So after all those words I thought long and hard about this year's Word. I have known struggle, rebuilding, and growth in the past few years. Some times I felt like things were falling apart and good things happened for other people only. Mind you, I am always grateful for where I have been, where I am and all I have in my life. The one thing I lacked was the Belief that I deserved those good things and they were all around me.
I heard things like "you deserve a break", "you deserve a great guy...", , "you deserve........". I worked and did not always enjoy the process or see the light at the end of the tunnel. I have great friends who attest to that. But with Trust, Patience and finally last year taking time to Breathe I built this Life I so LOVE living. But yet........Believing in myself was missing.
So this year I Believe. I Believe in myself, in the foundation I am giving/teaching my kids, my family, my ART/CAREER and I Believe I deserve those good things too. I wake up Believing that each day is a gift to me and to those I share it with. I Believe in creating a life I want to Live in and with whom I want to share it. I Believe in Love, Grace, God, and being Grateful. I Believe in following my own path, the crazy path of this Artist who wakes up and paints from 8-5 pm. I Believe that not everyone is going to get me. I Believe that I don't need to knock on wood because the rug might be pulled out from under me (I GLUED that damn rug down). I Believe that there will be rough patches and I am strong enough to get through them. I am working on Believing that I am doing a good job and that I made the best decisions with the knowledge I had on hand. I Believe that just because everyone is doing (fill in the blank) that is no reason to do it. I Believe and EMBRACE the Artist along with the Inspiration and gifts I have to give. I Believe in Mixed Media Monday's and sharing who and what I am about no matter the number of viewers (it started with two and has grown beyond belief to a wonderful community of Artists).
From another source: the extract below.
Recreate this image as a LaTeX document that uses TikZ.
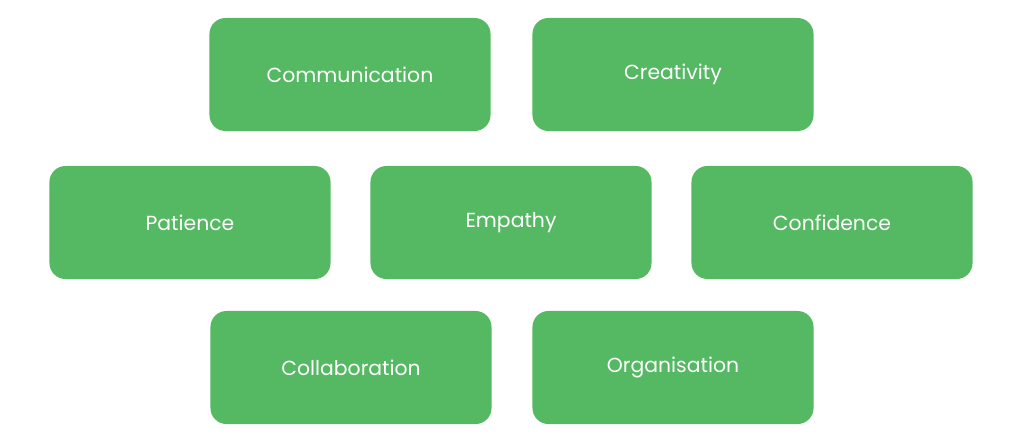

Thanks to my Mom who bought this book for me....One WORD. I was already doing this exact thing for the last 3 years. I No need to break New Year's Resolutions. This One Word has an impact on me all year long. I highly recommend this fast read....
What is your One Word and what does it mean to you? There is great importance in One Word. I truly Believe that.
"Make friends with failure. You want to know the difference between a master and a beginner? The master has failed more times than the beginner has even tried. Behind every great piece of art is a thousand failed attempts to make it, but these attempts are simply never shown to us....Just because it’s not happening now, doesn’t mean it never will. Sometimes things have to go very wrong before they can be right."